Гоголь всегда был окружен людьми, но его обнимала пустота. Это было одиночество в борьбе со словом. Этой мукой он ни с кем не мог поделиться. Писатель жил подвижником, монахом в миру, не имея ни имущества, ни дома, ни семьи, одержимый своим призванием и крестом — книгой.

«Я бездомный, меня бьют и качают волны», — говорит о себе Гоголь в одном письме. «Я нищий и не стыжусь своего звания», — пишет он в другом.

Гоголь годами всем говорил, что вот-вот отправится в Иерусалим к гробу Господню. Он хотел просить благословения на великий труд, возложенный на него. Он хотел получить знак, что он действительно избранный. Он готовился к поездке в Иерусалим годы, а вернее сказать, оттягивал ее, как мог. Он боялся, что знака может не быть.

Наконец, в 1847 году он отправился в Иерусалим через Неаполь, но застрял там на полгода. Предлогом послужил выход в России «Переписки», а потом Гоголь и вовсе отправился не на юг, а на север, в Париж. В следующем году он делает вторую попытку.
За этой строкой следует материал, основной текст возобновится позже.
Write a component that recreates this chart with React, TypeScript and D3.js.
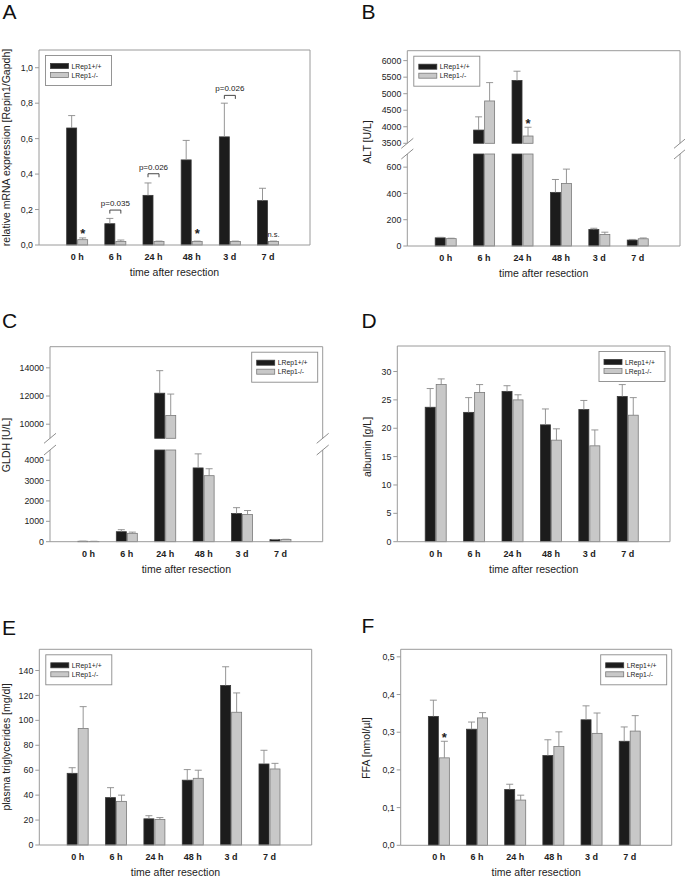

«Я теперь в Неаполе: приехал сюда затем, чтобы быть отсюда ближе к отъезду в Иерусалим. Определил даже себе отъезд в феврале, и при всем том нахожусь в странном состоянии, как бы не знаю сам: еду я или нет. Я думал, что желанье мое ехать будет сильней и сильней с каждым днем, и я буду так полон этой мыслью, что не погляжу ни на какие трудности в пути. Вышло не так. Я малодушнее, чем я думал; меня все страшит. Может быть, это происходит просто от нерв. Отправляться мне приходится совершенно одному; товарища и человека, который бы поддержал меня в минуты скорби, со мною нет, и те, которые было располагали в этом году ехать, замолкли. Отправляться мне приходится во время, когда на море бывают непогоды; а я бываю сильно болен морскою болезнью и даже во время малейшего колебания. Все это часто смущает бедный дух мой и смущает, разумеется, оттого что бессильно мое рвенье и слаба моя вера…» (Гоголь — Н.Н. Шереметевой, из Неаполя).

На Святой земле он никак не мог сосредоточиться на главном. «Что могут доставить тебе мои сонные впечатления? Видел я, как во сне, эту землю. <…> Где-то в Самарии сорвал полевой цветок, где-то в Галилее другой, в Назарете, застигнутый дождем, просидел два дня, позабыв, что сижу в Назарете, точно как бы это случилось в России на станции», — написал он Жуковскому.

У гроба Господня его неприятно поразила суета: «Я не помню, молился ли я. Мне кажется, я только радовался тому, что поместился на месте, так удобном для моления и так располагающем молиться; молиться же собственно я не успел. Так мне кажется. Литургия неслась, мне казалось, так быстро, что самые крылатые моленья не в силах бы угнаться за нею. Я не успел почти опомниться, как очутился перед чашей, вынесенной священником из вертепа, для приобщения меня, недостойного».

Поездка в Палестину не помогла. Его разочаровало не столько отсутствие веры в себе к Богу, сколько отсутствие веры в то, что он — избран, чтобы закончить свой великий труд.

Из Иерусалима Гоголь вернулся в Россию. Второй том был в целом написан, но писатель не отдавал его в публикацию. В нем не было уверенности, что он написал то, что должен.

Гоголь читал главы друзьям. Прочитанным восхищались. После одного такого чтения Самарин написал Гоголю о своем впечатлении: «Если бы я собрался слушать вас с намерением критиковать и подмечать недостатки, кажется, и тогда после первых же строк, прочтенных вами, я забыл бы о своем намерении. Я был так вполне увлечен тем, что слышал, что мысль об оценке не удержалась бы в моей голове. Вместо всяких похвал и поздравлений скажу вам только, что я не могу вообразить себе, чтобы прочтенное вами могло быть совершеннее. Мне остается только пожелать от всей души, чтобы вы благополучно совершили дело, важность которого для нас всех более и более обнаруживается».